What is 'Murabaha'
Murabaha is an Islamic financing structure in which an intermediary buys a property with free and clear title. Murabaha is not an interest-bearing loan, which is considered riba (or excess), and is an acceptable form of credit sale under Sharia (Islamic religious law). Similar in structure to a rent-to-own arrangement, the intermediary retains ownership of the property until the loan is paid in full.
BREAKING DOWN 'Murabaha'In a murabaha contract of sale, the bank buys a specific item from a client for a predetermined profit over the cost of the item, then sells the item back to the client in installments. Because a set fee is charged rather than riba, or interest, this type of loan is legal in Islamic countries. Islamic banks are not authorized to charge interest on loans because of religious beliefs, so banks must charge a flat fee for continuing daily operations.
Requirements for Murabaha
For meeting Islamic standards of a legal sale, murabaha is completed in two stages. In the first stage, the bank purchases a commodity that the client is selling. In the second stage, the client agrees to a payment schedule for repurchasing the good. Because murabaha involves two transactions, two sale contracts are used.
Murabaha and Default
Because additional charges may not be imposed after a due date, murabaha default is an increasing concern for Islamic banks. Many banks believe defaulters should be blacklisted and not allowed future loans from any Islamic bank as a method of decreasing murabaha default. Even if it is not expressly mentioned in the loan agreement, this arrangement is permissible in Shariah, the body of Islamic law. Therefore, if a debtor is facing a genuine hardship and cannot repay a loan on time, respite may be given as described in the Quran. However, the government may take action in cases of willful default.
Examples of Murabaha
The murabaha form of financing is typically used for fulfilling Islamic loan requirements in diverse sectors. For example, consumers use murabaha when purchasing household appliances, cars or real estate. Businesses use this type of financing when purchasing machinery, equipment or raw materials. However, murabaha is most commonly used for short-term trade, such as issuing letters of credit for importers.

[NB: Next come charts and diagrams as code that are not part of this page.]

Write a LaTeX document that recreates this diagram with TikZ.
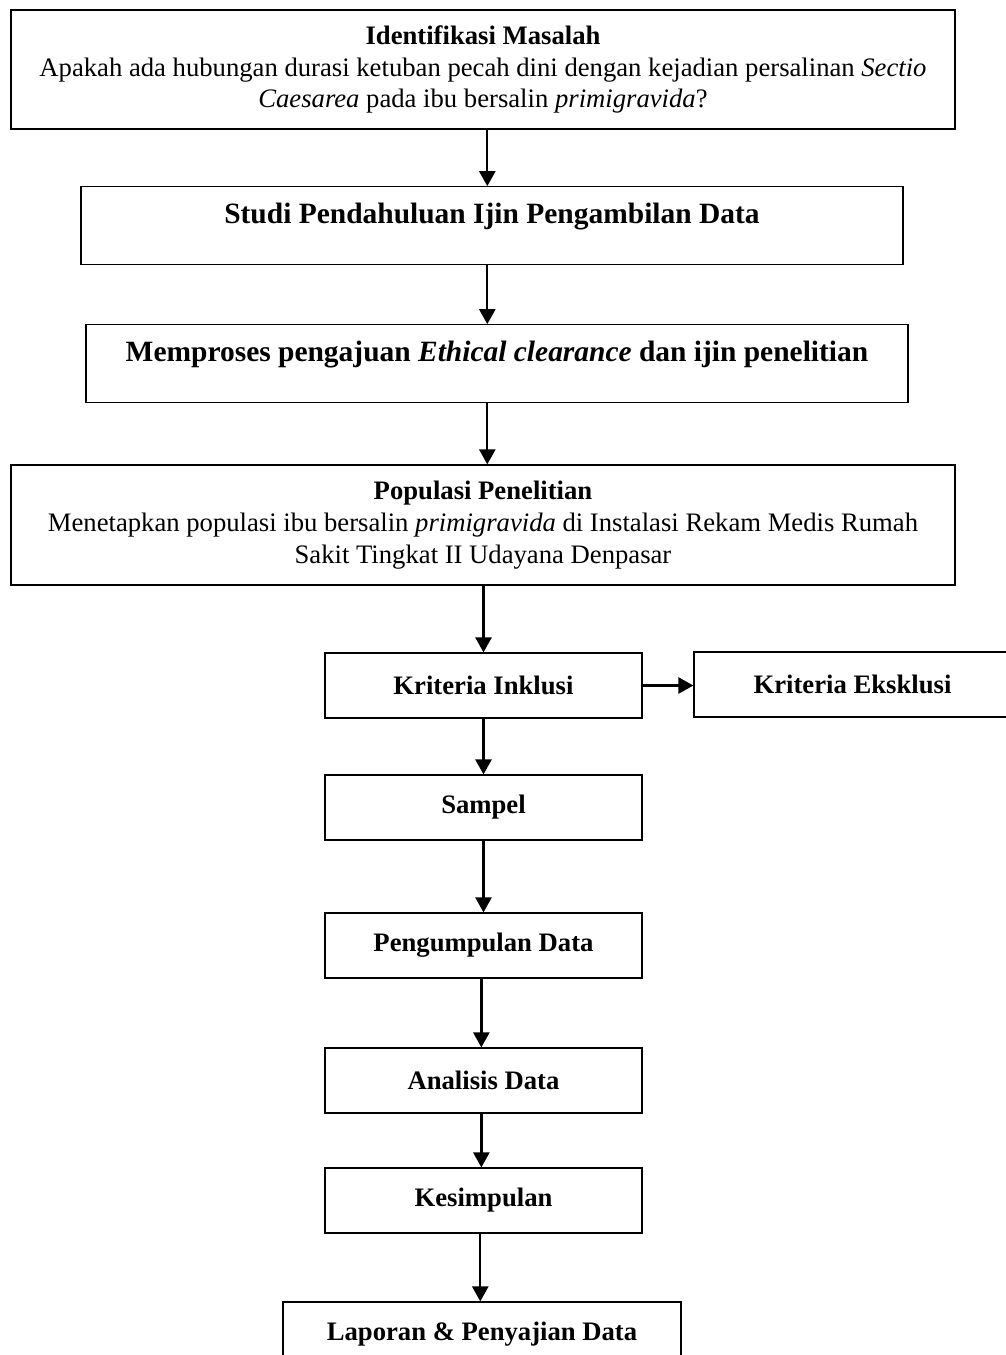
\documentclass[tikz,border=0pt]{standalone}
\usepackage{fontspec}
\setmainfont{Liberation Serif}
\usetikzlibrary{arrows.meta,positioning}

\tikzset{
  box/.style={draw, line width=0.6pt, inner sep=2pt, align=center,
    font=\fontsize{12.4}{14.8}\selectfont},
  small/.style={box, minimum width=147.4pt, minimum height=30.2pt, font=\fontsize{12.4}{14.8}\selectfont\bfseries},
  big/.style={box, minimum width=382.2pt, minimum height=36pt, text depth=11pt,
    font=\fontsize{13.7}{17}\selectfont\bfseries},
  arr/.style={-{Triangle[length=7pt,width=7.5pt]}, line width=1.1pt},
}

\begin{document}
\begin{tikzpicture}[x=0.465pt,y=-0.465pt]
\useasboundingbox (0,0) rectangle (1006,1355);
\clip (0,0) rectangle (1006,1355);
\node[box, minimum width=439pt, minimum height=55.3pt] (masalah) at (483,69.5)
  {\textbf{Identifikasi Masalah}\\
   Apakah ada hubungan durasi ketuban pecah dini dengan kejadian persalinan \textit{Sectio}\\
   \textit{Caesarea} pada ibu bersalin \textit{primigravida}?};
\node[big] (studi) at (492,225.5) {Studi Pendahuluan Ijin Pengambilan Data};
\node[big] (etik) at (497,363.5) {Memproses pengajuan \textit{Ethical clearance} dan ijin penelitian};
\node[box, minimum width=439pt, minimum height=55.8pt] (populasi) at (483,525)
  {\textbf{Populasi Penelitian}\\
   Menetapkan populasi ibu bersalin \textit{primigravida} di Instalasi Rekam Medis Rumah\\
   Sakit Tingkat II Udayana Denpasar};
\node[small] (inklusi) at (483.5,685.5) {Kriteria Inklusi};
\node[small] (eksklusi) at (852.5,684.5) {Kriteria Eksklusi};
\node[small] (sampel) at (483.5,807.5) {Sampel};
\node[small] (kumpul) at (483.5,945.5) {Pengumpulan Data};
\node[small] (analisis) at (483.5,1080.5) {Analisis Data};
\node[small] (simpul) at (483.5,1200.5) {Kesimpulan};
\node[small, minimum width=185.1pt] (laporan) at (482,1334.5) {Laporan \& Penyajian Data};

\draw[arr] ([xshift=2pt]masalah.south) -- ([xshift=2pt]masalah.south |- studi.north);
\draw[arr] ([xshift=2pt]masalah.south |- studi.south) -- ([xshift=2pt]masalah.south |- etik.north);
\draw[arr] ([xshift=2pt]masalah.south |- etik.south) -- ([xshift=2pt]masalah.south |- populasi.north);
\draw[arr] (populasi.south -| inklusi) -- (inklusi.north);
\draw[arr] (inklusi.east) -- (inklusi.east -| eksklusi.west);
\draw[arr] (inklusi.south) -- (sampel.north);
\draw[arr] (sampel.south) -- (kumpul.north);
\draw[arr] ([xshift=-1pt]kumpul.south) -- ([xshift=-1pt]analisis.north);
\draw[arr] ([xshift=-1pt]analisis.south) -- ([xshift=-1pt]simpul.north);
\draw[arr] ([xshift=-1.5pt]simpul.south) -- ([xshift=-1.5pt]simpul.south |- laporan.north);
\end{tikzpicture}
\end{document}
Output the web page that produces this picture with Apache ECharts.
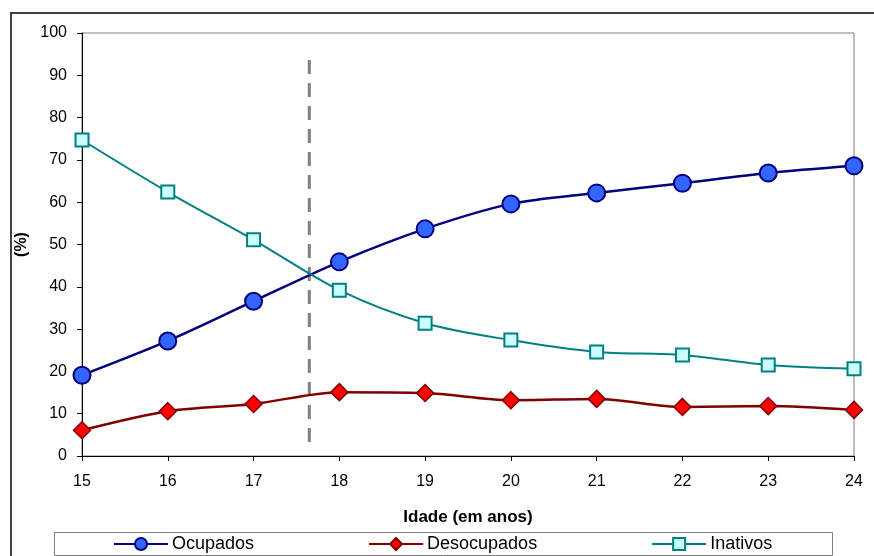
<!DOCTYPE html>
<html>
<head>
<meta charset="utf-8">
<script src="https://cdn.jsdelivr.net/npm/echarts@6/dist/echarts.min.js"></script>
<style>
  html, body { margin: 0; padding: 0; background: #fff; }
  #chart { width: 874px; height: 556px; }
</style>
</head>
<body>
<div id="chart"></div>
<script>
// Ages on the horizontal axis
var idades = [15, 16, 17, 18, 19, 20, 21, 22, 23, 24];

// Share of each group by age (%)
var ocupados    = [19.1, 27.2, 36.6, 45.9, 53.7, 59.6, 62.2, 64.5, 66.9, 68.6];
var desocupados = [6.1, 10.6, 12.3, 15.1, 14.9, 13.2, 13.5, 11.6, 11.8, 10.9];
var inativos    = [74.7, 62.4, 51.1, 39.2, 31.4, 27.4, 24.6, 23.9, 21.5, 20.6];

// Vertical reference line (age position and vertical span)
var corteIdade = 17.65;
var corteFaixa = [93.6, 2.6];

var yTicks = [0, 10, 20, 30, 40, 50, 60, 70, 80, 90, 100];

function pares(vals) {
  return idades.map(function (a, i) { return [a, vals[i]]; });
}

var font = 'Liberation Sans, Arial, sans-serif';
var chart = echarts.init(document.getElementById('chart'));

chart.setOption({
  backgroundColor: '#ffffff',
  animation: false,
  textStyle: { fontFamily: font },
  grid: {
    left: 82, right: 20, top: 33, bottom: 100,
    show: true, borderColor: '#808080', borderWidth: 1, backgroundColor: 'transparent'
  },
  xAxis: {
    type: 'value',
    min: idades[0], max: idades[idades.length - 1], interval: 1,
    name: 'Idade (em anos)', nameLocation: 'middle', nameGap: 53,
    nameTextStyle: { fontFamily: font, fontSize: 17, fontWeight: 'bold', color: '#000' },
    axisLine: { show: true, onZero: false, lineStyle: { color: '#000', width: 1 } },
    axisTick: { show: true, inside: false, length: 5, lineStyle: { color: '#000' } },
    axisLabel: { fontFamily: font, fontSize: 16, color: '#000', margin: 18 },
    splitLine: { show: false }
  },
  yAxis: {
    type: 'value',
    min: yTicks[0], max: yTicks[yTicks.length - 1], interval: 10,
    name: '(%)', nameLocation: 'middle', nameGap: 44, nameRotate: 90,
    nameTextStyle: { fontFamily: font, fontSize: 16, fontWeight: 'bold', color: '#000' },
    axisLine: { show: true, lineStyle: { color: '#000', width: 1 } },
    axisTick: { show: true, inside: false, length: 5, lineStyle: { color: '#000' } },
    axisLabel: { fontFamily: font, fontSize: 16, color: '#000', margin: 15 },
    splitLine: { show: false }
  },
  legend: {
    left: 113, top: 535,
    itemWidth: 54, itemHeight: 15, itemGap: 114,
    padding: 0,
    textStyle: { fontFamily: font, fontSize: 18, color: '#000', padding: [0, 0, 0, -1] },
    data: ['Ocupados', 'Desocupados', 'Inativos']
  },
  graphic: [
    {
      type: 'rect', silent: true, z: -1,
      shape: { x: 11, y: 13, width: 900, height: 600 },
      style: { fill: 'none', stroke: '#404040', lineWidth: 2 }
    },
    {
      type: 'rect', silent: true,
      shape: { x: 54.5, y: 532.5, width: 778, height: 23 },
      style: { fill: 'none', stroke: '#808080', lineWidth: 1 }
    }
  ],
  series: [
    {
      name: 'corte', type: 'line', silent: true, symbol: 'none',
      data: corteFaixa.map(function (v) { return [corteIdade, v]; }),
      lineStyle: { color: '#808080', width: 3, type: [14, 9] },
      z: 1
    },
    {
      name: 'Ocupados', type: 'line', smooth: 0.3,
      data: pares(ocupados),
      symbol: 'circle', symbolSize: 17,
      lineStyle: { color: '#000080', width: 2.5 },
      itemStyle: { color: '#3366FF', borderColor: '#000080', borderWidth: 2 },
      z: 3
    },
    {
      name: 'Desocupados', type: 'line', smooth: 0.3,
      data: pares(desocupados),
      symbol: 'diamond', symbolSize: 17,
      lineStyle: { color: '#800000', width: 2.5 },
      itemStyle: { color: '#FF0000', borderColor: '#800000', borderWidth: 1.5 },
      z: 3
    },
    {
      name: 'Inativos', type: 'line', smooth: 0.3,
      data: pares(inativos),
      symbol: 'rect', symbolSize: 13,
      lineStyle: { color: '#008080', width: 2 },
      itemStyle: { color: '#CCFFFF', borderColor: '#008080', borderWidth: 2 },
      z: 3
    }
  ]
});
</script>
</body>
</html>
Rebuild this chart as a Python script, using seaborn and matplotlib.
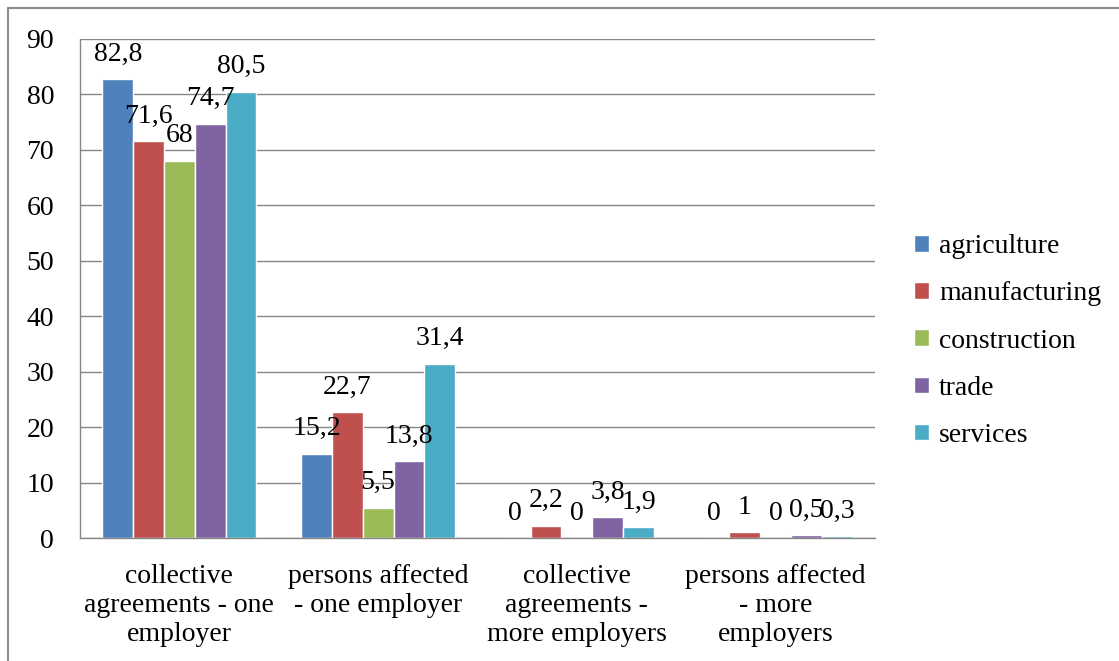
import matplotlib
matplotlib.use("Agg")
import matplotlib.pyplot as plt
import matplotlib.patches as mpatches
import seaborn as sns
import pandas as pd

categories = [
    "collective\nagreements - one\nemployer",
    "persons affected\n- one employer",
    "collective\nagreements -\nmore employers",
    "persons affected\n- more\nemployers",
]
sectors = ["agriculture", "manufacturing", "construction", "trade", "services"]
agriculture = [82.8, 15.2, 0, 0]
manufacturing = [71.6, 22.7, 2.2, 1]
construction = [68, 5.5, 0, 0]
trade = [74.7, 13.8, 3.8, 0.5]
services = [80.5, 31.4, 1.9, 0.3]
colors = ["#4F81BD", "#C0504D", "#9BBB59", "#8064A2", "#4BACC6"]
y_ticks = [0, 10, 20, 30, 40, 50, 60, 70, 80, 90]

series = dict(zip(sectors, [agriculture, manufacturing, construction, trade, services]))
rows = []
for sec, vals in series.items():
    for cat, v in zip(categories, vals):
        rows.append({"category": cat, "sector": sec, "value": v})
df = pd.DataFrame(rows)

sns.set_style("white")
plt.rcParams["font.family"] = ["Liberation Serif", "DejaVu Serif"]
plt.rcParams["text.color"] = "black"
plt.rcParams["xtick.color"] = "black"
plt.rcParams["ytick.color"] = "black"

FS = 20
PX = 72 / 100  # points per pixel at 100 dpi

fig = plt.figure(figsize=(11.19, 6.61), dpi=100)
W, H = 1119, 661
ax = fig.add_axes([80 / W, 1 - 538 / H, (875 - 80) / W, (538 - 39) / H])

sns.barplot(data=df, x="category", y="value", hue="sector", order=categories,
            hue_order=sectors, palette=colors, width=0.775, gap=0,
            saturation=1, ax=ax, legend=False, errorbar=None)

def fmt(v):
    s = f"{v:g}"
    return s.replace(".", ",")

for cont in ax.containers:
    ax.bar_label(cont, labels=[fmt(b.get_height()) for b in cont],
                 padding=9, fontsize=FS)

ax.set_ylim(0, 90)
ax.set_yticks(y_ticks)
ax.set_xlim(-0.5, len(categories) - 0.5)
ax.set_xlabel("")
ax.set_ylabel("")
ax.yaxis.grid(True, color="#868686", linewidth=1)
ax.set_axisbelow(True)
for s in ["top", "right"]:
    ax.spines[s].set_visible(False)
for s in ["left", "bottom"]:
    ax.spines[s].set_color("#868686")
    ax.spines[s].set_linewidth(1)

ax.set_xticks([i - 0.5 for i in range(len(categories) + 1)], minor=True)
ax.tick_params(axis="x", which="minor", length=8 * PX, color="#868686", width=1)
ax.tick_params(axis="x", which="major", length=0, pad=18 * PX + 8 * PX, labelsize=FS)
ax.tick_params(axis="y", length=8 * PX, color="#868686", width=1, pad=18 * PX, labelsize=FS)
for lbl in ax.get_xticklabels():
    lbl.set_linespacing(1.22)
    lbl.set_horizontalalignment("center")

handles = [mpatches.Patch(facecolor=c, label=s) for c, s in zip(colors, sectors)]
fig.legend(handles=handles, loc="center left", bbox_to_anchor=(914 / W, 1 - 341 / H),
           frameon=False, fontsize=FS, handlelength=0.55, handleheight=0.55,
           handletextpad=0.35, labelspacing=0.8, borderaxespad=0, borderpad=0)

frame = mpatches.Rectangle((8 / W, -0.1), 1.2, 1 - 8 / H + 0.1, transform=fig.transFigure,
                           fill=False, edgecolor="#8C8C8C", linewidth=1.5)
fig.patches.append(frame)

fig.savefig("out.png", dpi=100, facecolor="white")
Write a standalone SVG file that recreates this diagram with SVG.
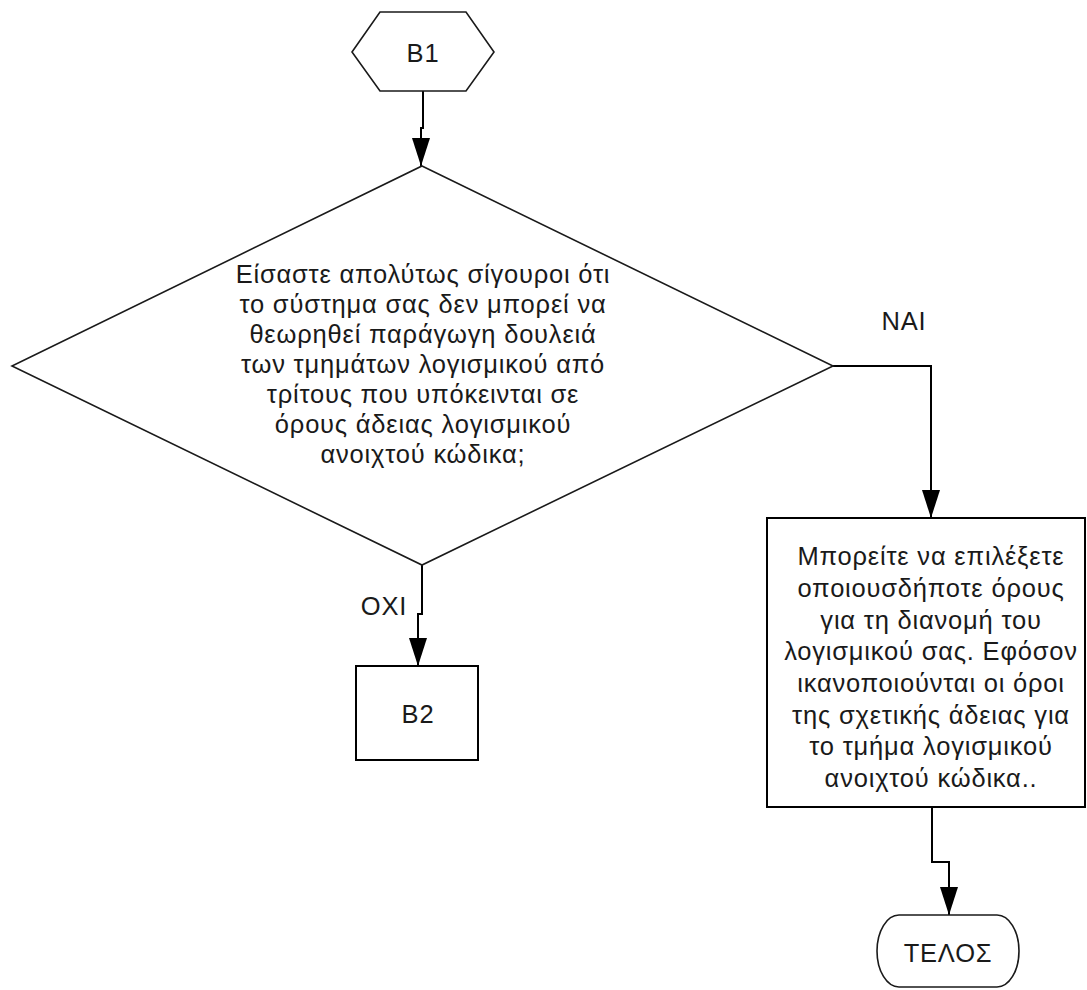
<svg xmlns="http://www.w3.org/2000/svg" width="1087" height="990" viewBox="0 0 1087 990">
<style>
  .shape { fill: #ffffff; stroke: #1a1a1a; stroke-width: 1.6; }
  .box { fill: #ffffff; stroke: #000000; stroke-width: 2; }
  .conn { fill: none; stroke: #000000; stroke-width: 2; }
  text { font-family: "Liberation Sans", Arial, sans-serif; font-size: 25.5px; letter-spacing: 0.8px; fill: #1a1a1a; text-anchor: middle; }
</style>
<defs>
  <marker id="arrow" markerUnits="userSpaceOnUse" markerWidth="28" markerHeight="18" refX="28" refY="9" orient="auto">
    <path d="M0,0 L28,9 L0,18 z" fill="#000000"/>
  </marker>
</defs>
<g id="connectors">
  <path class="conn" d="M423,91 V128 H421 V166" marker-end="url(#arrow)"/>
  <path class="conn" d="M833,366 H931 V518" marker-end="url(#arrow)"/>
  <path class="conn" d="M422,565 V614 H418 V666" marker-end="url(#arrow)"/>
  <path class="conn" d="M932,807 V862 H949 V915" marker-end="url(#arrow)"/>
</g>
<g id="B1">
  <polygon class="shape" points="352,52 380,12 466,12 494,52 466,91 380,91"/>
  <text x="423" y="62">B1</text>
</g>
<g id="decision">
  <polygon class="shape" points="422,166 833,366 422,565 12,366"/>
  <text x="423" y="283">Είσαστε απολύτως σίγουροι ότι</text>
  <text x="423" y="313">το σύστημα σας δεν μπορεί να</text>
  <text x="423" y="343">θεωρηθεί παράγωγη δουλειά</text>
  <text x="423" y="373">των τμημάτων λογισμικού από</text>
  <text x="423" y="403">τρίτους που υπόκεινται σε</text>
  <text x="423" y="433">όρους άδειας λογισμικού</text>
  <text x="423" y="463">ανοιχτού κώδικα;</text>
</g>
<g id="label-nai">
  <text x="904" y="330">NAI</text>
</g>
<g id="label-oxi">
  <text x="384" y="615">OXI</text>
</g>
<g id="B2">
  <rect class="box" x="356" y="666" width="122" height="94"/>
  <text x="418" y="723">B2</text>
</g>
<g id="info">
  <rect class="box" x="767" y="518" width="318" height="289"/>
  <text x="931" y="565">Μπορείτε να επιλέξετε</text>
  <text x="931" y="597">οποιουσδήποτε όρους</text>
  <text x="931" y="629">για τη διανομή του</text>
  <text x="931" y="660">λογισμικού σας. Εφόσον</text>
  <text x="931" y="692">ικανοποιούνται οι όροι</text>
  <text x="931" y="724">της σχετικής άδειας για</text>
  <text x="931" y="755">το τμήμα λογισμικού</text>
  <text x="931" y="787">ανοιχτού κώδικα..</text>
</g>
<g id="end">
  <rect class="shape" x="877" y="915" width="142" height="72" rx="22" ry="36"/>
  <text x="948" y="962">ΤΕΛΟΣ</text>
</g>
</svg>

A murabaha letter of credit is issued for a beneficiary, the exporter, on behalf of an applicant, the importer. The bank issuing the letter of credit agrees to pay an amount of money in compliance with the terms described in the letter of credit. Because the bank’s creditworthiness replaces that of the applicant, the beneficiary is guaranteed payment. This benefits the exporter because the bank assumes the payment risk.